The cover of the 170th anniversary issue (4 July 1998) had presented the likenesses of eight prime ministers but under Johnson both the appearance and content of the magazine changed. There was greater use of colour and arresting illustrations and entertaining cartoons were inserted. In Butterfield’s opinion, Johnson proved to be outstandingly persuasive in bringing to The Spectator a more international and publicly visible cast of writers. Alongside a lively crop of journalists and Tory grandees are various political and cultural curiosos’, of the kind one might find at an ‘Oxbridge High Feast Table’ [191].

In January 2000, The Spectator appeared on-line for the first time and began ‘rocketing into cyberspace’ [190]. Under Johnson’s watchful gaze, the 175th anniversary issue had a cover adorned with a dozen photographs of contributors ranging from John Betjeman and Bernard Levin to Graham Greene and Auberon Waugh. In 2008, Spectator Australia was launched, to be followed ten years later by Spectator US as a website, with a print version appearing in 2019. Unlike the true to life photographs of 2003, The Spectator Jubilee Double Issue (2 June 2012) had on its cover a cheeky array of thirteen cartoon depictions of prime ministers, from Churchill to Cameron, together with an unmistakable likeness of the back of the head of Her Majesty the Queen. Four years later, with Fraser Nelson as editor from 2009, The Spectator declared its support for Brexit, with a suite of strikingly illustrative covers proclaiming that choice.

From the standpoint of 2020 and with weekly sales in excess of 85,000, David Butterfield offers a ringing endorsement:

The Spectator has never been more read, nor closer to political power. And yet politics has never been held in greater disdain, nor been a greater turn-off to many educated and sympathetic readers… The magazine finds space between its covers to foster and foment discussion and dissent, hosting the debates so rarely conducted in the public arena… So long as the world is worth watching, and The Spectator is free to speculate, this magazine is set fair to retain a firm but forgiving readership into its third century and well beyond [231].

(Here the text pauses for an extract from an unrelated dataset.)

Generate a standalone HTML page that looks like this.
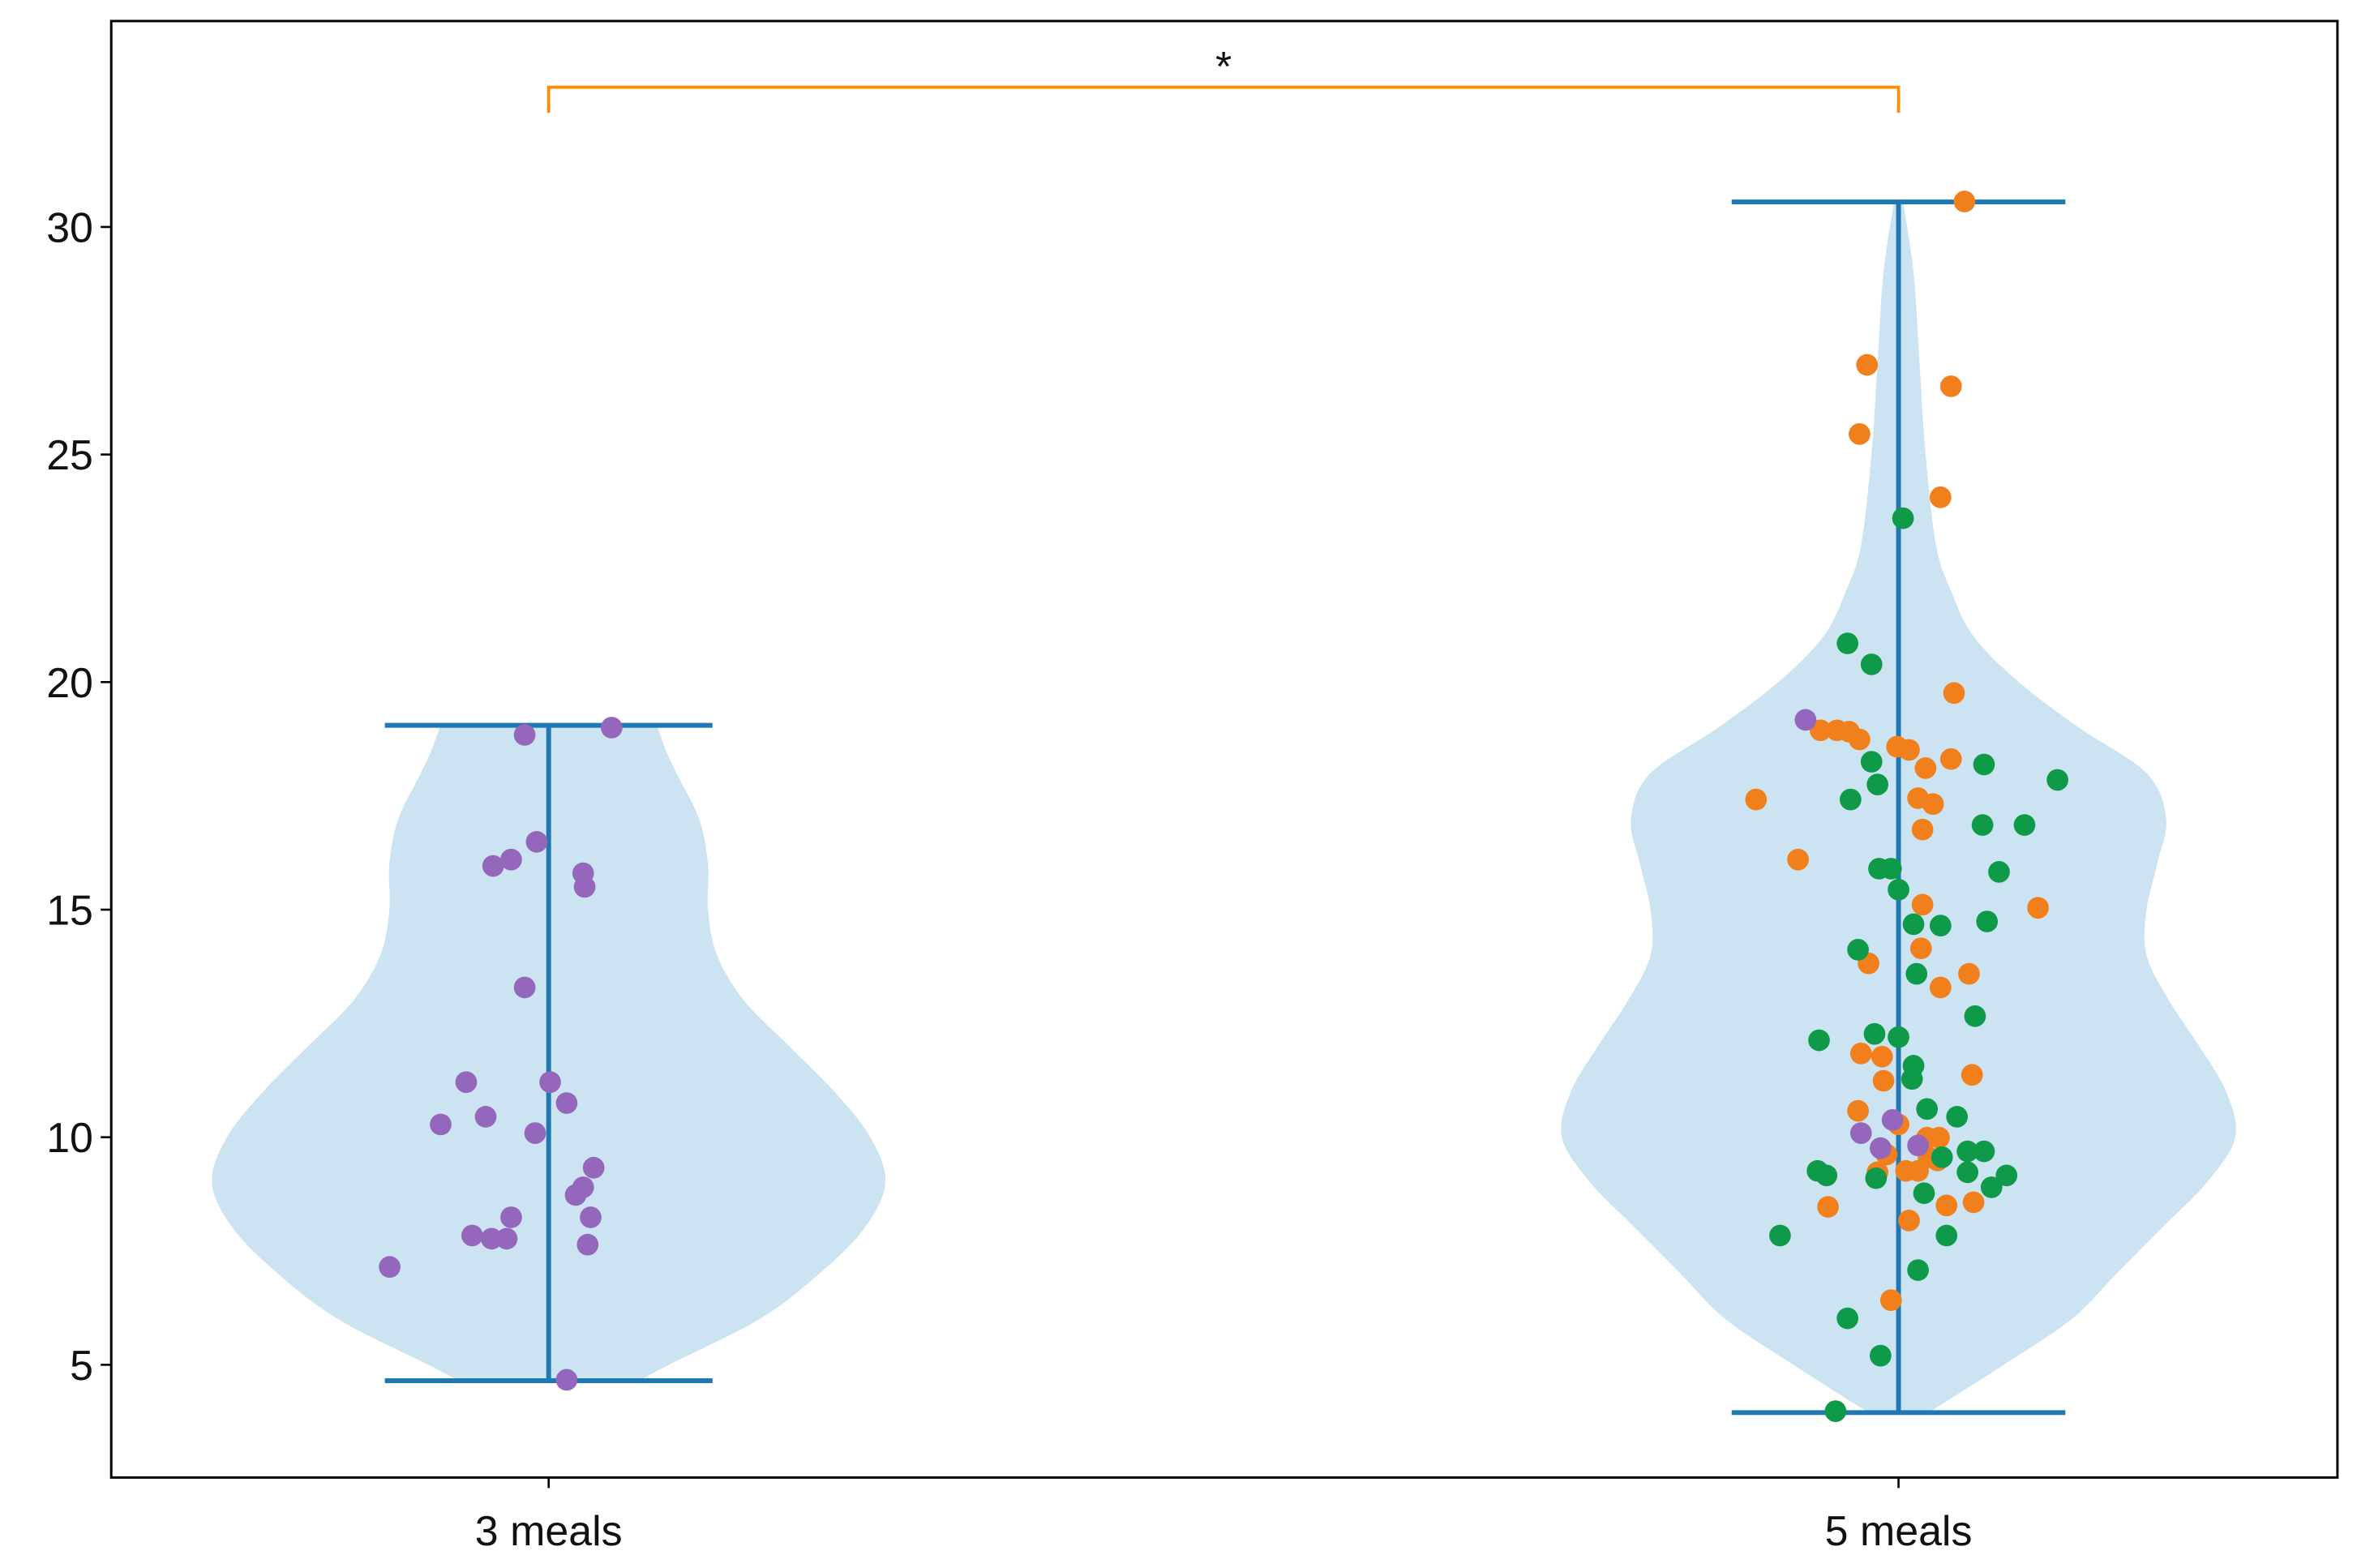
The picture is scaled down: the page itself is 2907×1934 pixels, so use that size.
<!DOCTYPE html>
<html><head><meta charset="utf-8"><style>
html,body{margin:0;padding:0;background:#fff}
svg{display:block}
text{font-family:"Liberation Sans","DejaVu Sans",sans-serif;fill:#111}
</style></head><body>
<svg id="chart" width="2907" height="1934" viewBox="0 0 1568 1043.2" preserveAspectRatio="none" xmlns="http://www.w3.org/2000/svg"></svg>
<script>
const categories = ["3 meals", "5 meals"];
const yTicks = [5, 10, 15, 20, 25, 30];
const violin1Levels = [4.65,5,6,7,8,9,10,11,12,13,14,15,16,17,18,18.5,19.05];
const violin1Widths = [60,80,140,180,210,224,214,190,160,130,112,106,106,100,85,78,72];
const violin2Levels = [3.95,5,6,7,8,9,10,11,12,13,14,15,16,17,18,19,20,21,22,23,25,27,29,30.55];
const violin2Widths = [20,70,115,145,175,205,224,218,200,180,165,165,172,178,165,120,80,50,35,25,18,14,10,3];
const g1Values = [19.0,18.84,16.49,16.10,15.96,15.80,15.50,13.29,11.21,11.21,10.75,10.28,10.45,10.09,9.33,8.90,8.73,8.24,8.24,7.84,7.77,7.77,7.64,7.15,4.67];
const g1Jitter = [42,-16,-8,-25,-37,23,24,-16,-55,1,12,-72,-42,-9,30,23,18,-25,28,-51,-38,-28,26,-106,12];
const orangeValues = [30.56,26.97,26.50,25.45,24.06,19.76,18.94,18.94,18.91,18.74,18.58,18.51,18.31,18.11,17.42,17.45,17.32,16.76,16.10,15.04,15.11,14.15,13.82,13.59,13.29,11.84,11.77,11.24,11.37,10.58,10.28,9.99,9.99,9.62,9.56,9.26,9.49,9.23,9.26,8.47,8.50,8.57,8.17,6.42];
const orangeJitter = [44,-21,35,-26,28,37,-52,-41,-33,-26,-1,7,35,18,-95,13,23,16,-67,93,16,15,-20,47,28,-25,-11,-10,49,-27,0,19,27,-8,20,5,26,-14,13,-47,32,50,7,-5];
const greenValues = [23.60,20.85,20.39,18.25,18.19,17.85,17.75,17.42,16.86,16.86,15.90,15.90,15.83,15.44,14.68,14.65,14.74,14.12,13.59,12.66,12.13,12.27,12.20,11.57,11.28,10.62,10.45,9.69,9.69,9.56,9.26,9.16,9.23,9.16,9.10,8.77,8.90,7.84,7.84,7.08,6.02,5.20,3.98];
const greenJitter = [3,-34,-18,-18,57,106,-14,-32,56,84,-13,-5,67,0,10,28,59,-27,12,51,-53,-16,0,10,9,19,39,46,57,29,-54,-48,46,72,-15,17,62,-79,32,13,-34,-12,-42];
const purple2Values = [19.17,10.38,10.09,9.76,9.82];
const purple2Jitter = [-62,-4,-25,-12,13];
const ranges = [[4.65,19.05],[3.95,30.55]];
const bracketValue = 33.07;

const NS="http://www.w3.org/2000/svg";
const svg=document.getElementById('chart');
const L=74,R=1555,T=14,B=983;
function y(v){return 908-(v-5)*30.28;}
function x(c){return 365+(c)*898;}
function el(tag,attrs,parent){const e=document.createElementNS(NS,tag);for(const k in attrs)e.setAttribute(k,attrs[k]);(parent||svg).appendChild(e);return e;}
function smooth(pts){
  let d='M'+pts[0][0]+','+pts[0][1];
  for(let i=0;i<pts.length-1;i++){
    const p0=pts[Math.max(0,i-1)],p1=pts[i],p2=pts[i+1],p3=pts[Math.min(pts.length-1,i+2)];
    const c1=[p1[0]+(p2[0]-p0[0])/6,p1[1]+(p2[1]-p0[1])/6];
    const c2=[p2[0]-(p3[0]-p1[0])/6,p2[1]-(p3[1]-p1[1])/6];
    d+=' C'+c1[0]+','+c1[1]+' '+c2[0]+','+c2[1]+' '+p2[0]+','+p2[1];
  }
  return d;
}
[[violin1Levels,violin1Widths],[violin2Levels,violin2Widths]].forEach((vw,i)=>{
  const lv=vw[0],w=vw[1],cx=x(i);
  const right=lv.map((v,k)=>[cx+w[k],y(v)]);
  const left=lv.map((v,k)=>[cx-w[k],y(v)]).reverse();
  const d=smooth(right)+' L'+left[0][0]+','+left[0][1]+' '+smooth(left).slice(1).replace(/^[^C]*/,'')+' Z';
  const p=el('path',{d:d,fill:'#cce3f1'});
  
  
});
ranges.forEach((r,i)=>{
  const cx=x(i),hw=i==0?109:111;
  const g=el('g',{stroke:'#1f77b4','stroke-width':3.2});
  
  
  el('line',{x1:cx,x2:cx,y1:y(r[0]),y2:y(r[1])},g);
  el('line',{x1:cx-hw,x2:cx+hw,y1:y(r[0]),y2:y(r[0])},g);
  el('line',{x1:cx-hw,x2:cx+hw,y1:y(r[1]),y2:y(r[1])},g);
});
function dots(vals,jit,cat,color,name){
  vals.forEach((v,k)=>{
    const c=el('circle',{cx:x(cat+jit[k]/900),cy:y(v),r:7.2,fill:color});
    
    
  });
}
dots(g1Values,g1Jitter,0,'#9467bd','point-3-meals');
dots(orangeValues,orangeJitter,1,'#f07f1c','point-5-meals-orange');
dots(greenValues,greenJitter,1,'#0e9a48','point-5-meals-green');
dots(purple2Values,purple2Jitter,1,'#9467bd','point-5-meals-purple');

const bk=el('path',{d:'M'+x(0)+','+(y(bracketValue)+17)+' V'+y(bracketValue)+' H'+x(1)+' V'+(y(bracketValue)+17),fill:'none',stroke:'#ff8c00','stroke-width':2});


const st=el('text',{x:(x(0)+x(1))/2,y:y(bracketValue)-4,'text-anchor':'middle','font-size':28});
st.textContent='*';



const fr=el('rect',{x:L,y:T,width:R-L,height:B-T,fill:'none',stroke:'#000','stroke-width':1.6});


yTicks.forEach(t=>{
  const tl=el('line',{x1:L-7,x2:L,y1:y(t),y2:y(t),stroke:'#000','stroke-width':1.4});
  
  
  const tx=el('text',{x:L-12,y:y(t)+10,'text-anchor':'end','font-size':28});
  tx.textContent=t;
  
  
});
categories.forEach((c,i)=>{
  const tl=el('line',{x1:x(i),x2:x(i),y1:B,y2:B+7,stroke:'#000','stroke-width':1.4});
  
  
  const tx=el('text',{x:x(i),y:B+45,'text-anchor':'middle','font-size':28});
  tx.textContent=c;
  
  
});
</script>
</body></html>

His fascinating volume, ever entertaining as well as informative, concludes with no fewer than 1,204 endnotes (mainly to specific volumes of the magazine), useful lists of editors, deputy editors, literary editors and political editors, anthologies of articles from The Spectator, and prime-ministerial contributions to its pages, from William Gladstone in 1972 to Boris Johnson in 2019. A valuable graph charts print circulation from 1828 to 2020, with a catastrophic trough in the 1970s being followed by a spectacular rise in fortune in the first two decades of the twenty-first century. Both folding covers are cleverly used to reproduce a galaxy of past covers in full colour.

Of course, not every reader of 10,000 Not Out will identify with the current political emphasis of The Spectator, appreciate the notoriously bibulous lunches of its editors and contributors, or feel comfortable with its enduring public school, Oxbridge and clubby feel, but many will share in its invitation to discuss, debate and challenge. As Butterfield declares: ‘The Spectator wills its reader to take up and take on the facts, to confront new opinions – and crucially, to think. It seeks not just to convey but to curate intelligence, in the hope that it will flower and flourish’ [233]. Many will empathise with this ‘particular form of journalism, in which exaggeration allows you to get away with making a point while not being held accountable for it, because you are being both funny and absurd’ [5]. Without doubt, The Spectator’s irreverent cartoons will produce many a smile and chuckle among the readership of 10,000 Not Out.